#### DATASET CONTENT:
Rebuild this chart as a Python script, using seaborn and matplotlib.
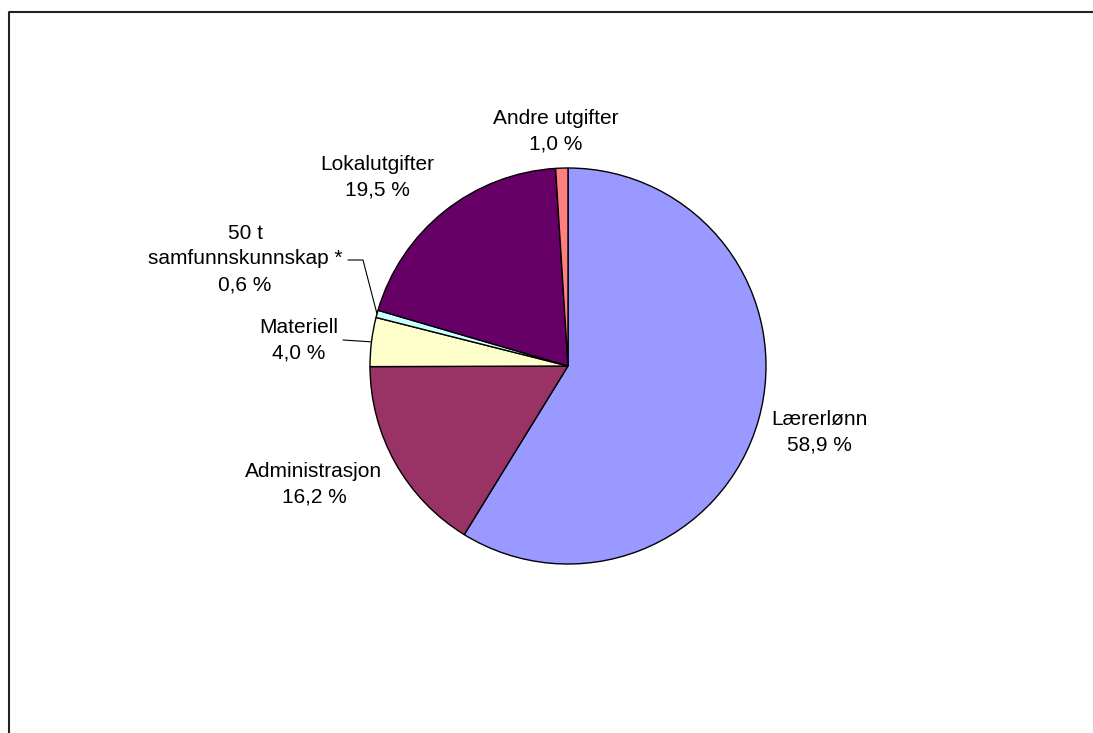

---

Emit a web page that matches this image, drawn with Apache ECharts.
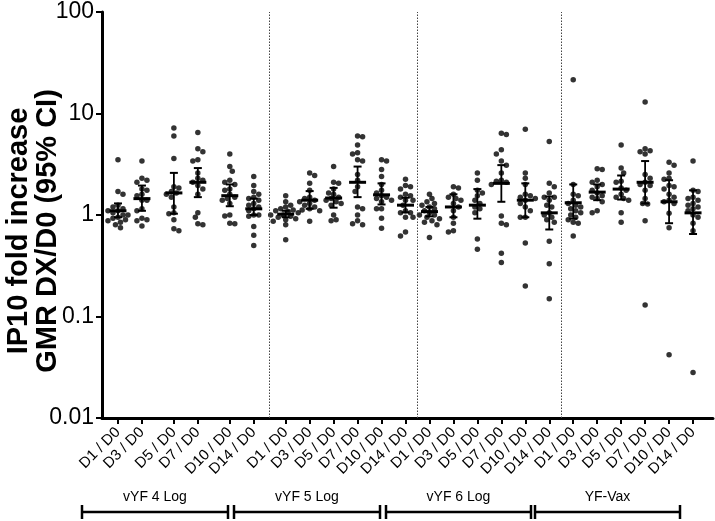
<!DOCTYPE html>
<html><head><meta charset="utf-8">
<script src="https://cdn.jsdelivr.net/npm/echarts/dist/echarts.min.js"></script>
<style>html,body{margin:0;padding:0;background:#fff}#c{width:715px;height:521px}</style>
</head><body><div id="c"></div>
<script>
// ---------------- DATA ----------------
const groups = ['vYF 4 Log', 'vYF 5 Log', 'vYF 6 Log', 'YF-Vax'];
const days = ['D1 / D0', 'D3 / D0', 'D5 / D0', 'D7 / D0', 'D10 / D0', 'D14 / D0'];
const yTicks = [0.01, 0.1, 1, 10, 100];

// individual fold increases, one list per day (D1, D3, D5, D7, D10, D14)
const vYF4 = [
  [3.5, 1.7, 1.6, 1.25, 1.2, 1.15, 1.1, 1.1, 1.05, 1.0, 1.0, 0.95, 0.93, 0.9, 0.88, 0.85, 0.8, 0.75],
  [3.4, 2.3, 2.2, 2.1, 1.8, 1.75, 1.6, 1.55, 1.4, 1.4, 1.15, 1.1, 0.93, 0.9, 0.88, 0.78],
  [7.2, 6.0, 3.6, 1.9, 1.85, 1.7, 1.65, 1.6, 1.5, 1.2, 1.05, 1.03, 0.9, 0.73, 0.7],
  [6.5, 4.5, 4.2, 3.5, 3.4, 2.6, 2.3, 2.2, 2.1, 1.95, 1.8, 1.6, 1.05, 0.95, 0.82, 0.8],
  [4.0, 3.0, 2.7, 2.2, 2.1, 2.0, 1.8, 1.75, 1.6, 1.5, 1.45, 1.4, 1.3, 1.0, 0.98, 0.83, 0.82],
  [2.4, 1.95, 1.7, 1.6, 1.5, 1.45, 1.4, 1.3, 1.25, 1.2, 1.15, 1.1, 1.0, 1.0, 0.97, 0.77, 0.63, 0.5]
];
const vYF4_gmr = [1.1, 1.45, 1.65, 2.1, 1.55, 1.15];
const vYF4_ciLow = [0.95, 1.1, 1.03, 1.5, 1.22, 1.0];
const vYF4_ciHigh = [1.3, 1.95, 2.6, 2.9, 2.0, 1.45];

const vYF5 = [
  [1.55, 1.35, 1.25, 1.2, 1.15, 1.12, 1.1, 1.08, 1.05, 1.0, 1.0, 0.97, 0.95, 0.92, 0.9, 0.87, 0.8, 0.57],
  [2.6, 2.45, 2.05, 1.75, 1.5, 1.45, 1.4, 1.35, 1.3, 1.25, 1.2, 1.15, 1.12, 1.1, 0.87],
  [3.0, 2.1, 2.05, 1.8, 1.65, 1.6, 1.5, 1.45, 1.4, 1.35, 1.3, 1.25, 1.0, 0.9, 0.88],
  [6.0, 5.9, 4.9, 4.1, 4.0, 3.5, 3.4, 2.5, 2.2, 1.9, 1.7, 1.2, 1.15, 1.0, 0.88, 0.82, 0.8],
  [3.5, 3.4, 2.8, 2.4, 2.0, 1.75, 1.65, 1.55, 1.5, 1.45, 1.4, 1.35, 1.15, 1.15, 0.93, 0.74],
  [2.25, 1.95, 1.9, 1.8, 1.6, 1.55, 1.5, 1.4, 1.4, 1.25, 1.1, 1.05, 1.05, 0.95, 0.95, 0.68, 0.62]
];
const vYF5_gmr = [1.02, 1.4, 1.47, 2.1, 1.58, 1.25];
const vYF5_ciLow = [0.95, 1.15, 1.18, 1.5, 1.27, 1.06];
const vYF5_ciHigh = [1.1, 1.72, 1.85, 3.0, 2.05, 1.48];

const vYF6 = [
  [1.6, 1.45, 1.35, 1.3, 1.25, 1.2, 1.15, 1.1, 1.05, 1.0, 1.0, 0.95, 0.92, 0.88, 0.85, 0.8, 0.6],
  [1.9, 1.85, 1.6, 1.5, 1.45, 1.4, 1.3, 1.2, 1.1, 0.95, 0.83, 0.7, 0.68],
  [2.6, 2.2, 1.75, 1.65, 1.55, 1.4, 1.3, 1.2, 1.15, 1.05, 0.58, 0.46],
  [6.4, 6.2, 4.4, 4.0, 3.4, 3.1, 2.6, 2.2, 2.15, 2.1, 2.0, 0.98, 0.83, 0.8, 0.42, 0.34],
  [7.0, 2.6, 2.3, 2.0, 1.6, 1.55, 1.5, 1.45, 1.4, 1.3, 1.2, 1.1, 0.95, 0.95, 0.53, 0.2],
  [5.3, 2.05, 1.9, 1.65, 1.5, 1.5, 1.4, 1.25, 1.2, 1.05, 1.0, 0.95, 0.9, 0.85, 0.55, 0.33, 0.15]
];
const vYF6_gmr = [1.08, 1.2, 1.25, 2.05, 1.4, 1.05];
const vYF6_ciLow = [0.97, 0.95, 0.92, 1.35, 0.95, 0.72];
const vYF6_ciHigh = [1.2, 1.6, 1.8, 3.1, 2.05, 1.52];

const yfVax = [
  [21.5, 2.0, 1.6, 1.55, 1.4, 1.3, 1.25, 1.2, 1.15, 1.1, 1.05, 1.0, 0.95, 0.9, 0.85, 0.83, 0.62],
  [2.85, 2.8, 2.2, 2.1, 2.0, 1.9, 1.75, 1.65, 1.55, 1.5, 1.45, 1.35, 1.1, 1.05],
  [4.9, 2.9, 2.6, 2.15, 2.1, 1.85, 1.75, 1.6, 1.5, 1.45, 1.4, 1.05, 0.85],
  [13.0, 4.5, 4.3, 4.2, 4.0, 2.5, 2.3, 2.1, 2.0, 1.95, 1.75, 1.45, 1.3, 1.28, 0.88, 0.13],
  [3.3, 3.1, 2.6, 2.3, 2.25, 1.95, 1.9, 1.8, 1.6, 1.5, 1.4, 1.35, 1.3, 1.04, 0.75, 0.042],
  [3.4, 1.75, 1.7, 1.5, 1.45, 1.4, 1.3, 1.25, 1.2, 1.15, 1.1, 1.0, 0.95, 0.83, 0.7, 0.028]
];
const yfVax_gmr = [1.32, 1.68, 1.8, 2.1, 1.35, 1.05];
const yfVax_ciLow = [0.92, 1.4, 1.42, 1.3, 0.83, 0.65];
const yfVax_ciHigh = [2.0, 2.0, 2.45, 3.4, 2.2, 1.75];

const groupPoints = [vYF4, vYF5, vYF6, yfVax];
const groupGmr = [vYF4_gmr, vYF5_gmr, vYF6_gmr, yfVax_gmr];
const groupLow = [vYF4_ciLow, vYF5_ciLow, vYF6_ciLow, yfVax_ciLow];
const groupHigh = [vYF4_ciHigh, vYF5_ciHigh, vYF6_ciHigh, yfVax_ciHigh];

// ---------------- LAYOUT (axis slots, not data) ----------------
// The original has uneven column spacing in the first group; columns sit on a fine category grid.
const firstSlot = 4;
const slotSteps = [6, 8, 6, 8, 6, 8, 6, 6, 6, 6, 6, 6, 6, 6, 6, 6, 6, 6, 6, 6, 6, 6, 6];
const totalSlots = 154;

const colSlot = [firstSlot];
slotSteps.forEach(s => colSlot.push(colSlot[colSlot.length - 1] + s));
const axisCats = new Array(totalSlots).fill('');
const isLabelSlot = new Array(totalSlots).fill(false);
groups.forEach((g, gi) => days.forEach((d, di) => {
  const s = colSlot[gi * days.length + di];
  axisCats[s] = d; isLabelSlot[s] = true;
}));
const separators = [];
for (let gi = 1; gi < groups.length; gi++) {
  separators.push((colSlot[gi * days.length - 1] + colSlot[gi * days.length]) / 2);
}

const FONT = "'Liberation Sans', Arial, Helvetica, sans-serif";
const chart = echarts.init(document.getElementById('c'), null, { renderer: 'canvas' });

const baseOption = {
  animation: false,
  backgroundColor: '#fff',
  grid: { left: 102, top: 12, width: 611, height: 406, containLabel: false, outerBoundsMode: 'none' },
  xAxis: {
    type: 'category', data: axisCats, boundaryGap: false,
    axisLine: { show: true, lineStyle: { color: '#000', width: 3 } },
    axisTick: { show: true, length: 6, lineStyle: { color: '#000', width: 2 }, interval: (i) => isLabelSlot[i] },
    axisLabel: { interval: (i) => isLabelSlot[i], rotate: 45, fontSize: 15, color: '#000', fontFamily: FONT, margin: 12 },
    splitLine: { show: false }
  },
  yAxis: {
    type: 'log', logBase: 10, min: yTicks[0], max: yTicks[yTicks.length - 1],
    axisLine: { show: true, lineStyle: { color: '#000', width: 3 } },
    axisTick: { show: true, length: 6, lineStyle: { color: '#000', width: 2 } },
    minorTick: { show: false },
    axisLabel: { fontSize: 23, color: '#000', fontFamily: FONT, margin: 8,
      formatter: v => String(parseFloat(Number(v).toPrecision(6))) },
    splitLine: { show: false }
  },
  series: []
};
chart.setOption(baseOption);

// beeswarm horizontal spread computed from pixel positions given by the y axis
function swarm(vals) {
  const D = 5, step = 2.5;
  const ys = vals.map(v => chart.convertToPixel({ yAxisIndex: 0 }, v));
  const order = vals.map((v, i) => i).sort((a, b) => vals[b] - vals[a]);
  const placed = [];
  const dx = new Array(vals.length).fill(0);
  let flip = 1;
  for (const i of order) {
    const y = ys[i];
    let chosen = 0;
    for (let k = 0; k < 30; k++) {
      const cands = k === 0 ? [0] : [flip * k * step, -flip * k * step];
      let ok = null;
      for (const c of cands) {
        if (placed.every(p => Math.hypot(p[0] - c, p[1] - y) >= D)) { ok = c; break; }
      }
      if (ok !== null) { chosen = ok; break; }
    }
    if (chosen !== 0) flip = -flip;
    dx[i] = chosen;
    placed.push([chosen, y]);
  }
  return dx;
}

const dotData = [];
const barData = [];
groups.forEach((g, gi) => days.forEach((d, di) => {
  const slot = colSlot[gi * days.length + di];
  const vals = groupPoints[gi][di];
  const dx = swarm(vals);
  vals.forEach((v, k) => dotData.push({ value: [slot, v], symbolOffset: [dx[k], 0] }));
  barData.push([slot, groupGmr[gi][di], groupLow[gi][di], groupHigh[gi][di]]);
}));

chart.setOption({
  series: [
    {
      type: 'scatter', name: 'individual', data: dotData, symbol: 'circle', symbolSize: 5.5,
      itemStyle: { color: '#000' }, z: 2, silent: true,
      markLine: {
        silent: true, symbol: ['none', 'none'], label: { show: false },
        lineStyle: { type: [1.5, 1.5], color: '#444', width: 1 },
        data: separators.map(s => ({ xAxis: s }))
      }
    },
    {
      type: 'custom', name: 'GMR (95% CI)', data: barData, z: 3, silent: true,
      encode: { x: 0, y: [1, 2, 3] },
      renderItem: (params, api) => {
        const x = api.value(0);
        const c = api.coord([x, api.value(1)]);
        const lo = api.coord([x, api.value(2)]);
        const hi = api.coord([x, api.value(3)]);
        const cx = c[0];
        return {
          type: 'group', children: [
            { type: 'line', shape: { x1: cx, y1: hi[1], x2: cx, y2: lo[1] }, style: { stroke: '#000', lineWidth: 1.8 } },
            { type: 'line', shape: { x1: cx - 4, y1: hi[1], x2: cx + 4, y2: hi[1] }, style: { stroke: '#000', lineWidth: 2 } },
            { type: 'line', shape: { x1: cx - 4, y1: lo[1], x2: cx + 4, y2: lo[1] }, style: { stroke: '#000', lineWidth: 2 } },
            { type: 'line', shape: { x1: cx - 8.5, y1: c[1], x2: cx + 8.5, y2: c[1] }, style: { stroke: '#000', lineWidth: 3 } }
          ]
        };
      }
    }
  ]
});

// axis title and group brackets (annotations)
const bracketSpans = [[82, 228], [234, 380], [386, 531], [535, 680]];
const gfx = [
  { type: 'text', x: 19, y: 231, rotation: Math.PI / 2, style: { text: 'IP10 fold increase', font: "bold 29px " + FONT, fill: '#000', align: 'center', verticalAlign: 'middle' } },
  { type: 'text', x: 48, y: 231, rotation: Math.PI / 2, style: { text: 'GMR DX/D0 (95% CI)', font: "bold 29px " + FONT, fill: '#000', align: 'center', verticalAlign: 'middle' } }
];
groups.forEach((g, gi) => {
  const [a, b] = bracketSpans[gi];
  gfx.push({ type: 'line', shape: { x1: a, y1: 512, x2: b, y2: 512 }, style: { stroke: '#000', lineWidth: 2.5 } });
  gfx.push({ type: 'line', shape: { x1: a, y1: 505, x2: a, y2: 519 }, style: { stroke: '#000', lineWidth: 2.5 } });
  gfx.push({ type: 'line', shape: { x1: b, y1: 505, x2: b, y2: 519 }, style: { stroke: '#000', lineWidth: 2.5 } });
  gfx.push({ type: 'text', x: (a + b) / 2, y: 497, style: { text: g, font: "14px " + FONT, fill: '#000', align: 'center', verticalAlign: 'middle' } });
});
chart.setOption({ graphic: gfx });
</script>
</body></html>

#### WHAT IS BEING ASKED:
Take only the lines above from the one that has "Emit a web page" through the one that has "const yTicks = [0.01, 0.1, 1, 10, 100];" and reproduce them exactly, omitting any pictures.

#### EXERCISE ANSWER:
Emit a web page that matches this image, drawn with Apache ECharts.
<!DOCTYPE html>
<html><head><meta charset="utf-8">
<script src="https://cdn.jsdelivr.net/npm/echarts/dist/echarts.min.js"></script>
<style>html,body{margin:0;padding:0;background:#fff}#c{width:715px;height:521px}</style>
</head><body><div id="c"></div>
<script>
// ---------------- DATA ----------------
const groups = ['vYF 4 Log', 'vYF 5 Log', 'vYF 6 Log', 'YF-Vax'];
const days = ['D1 / D0', 'D3 / D0', 'D5 / D0', 'D7 / D0', 'D10 / D0', 'D14 / D0'];
const yTicks = [0.01, 0.1, 1, 10, 100];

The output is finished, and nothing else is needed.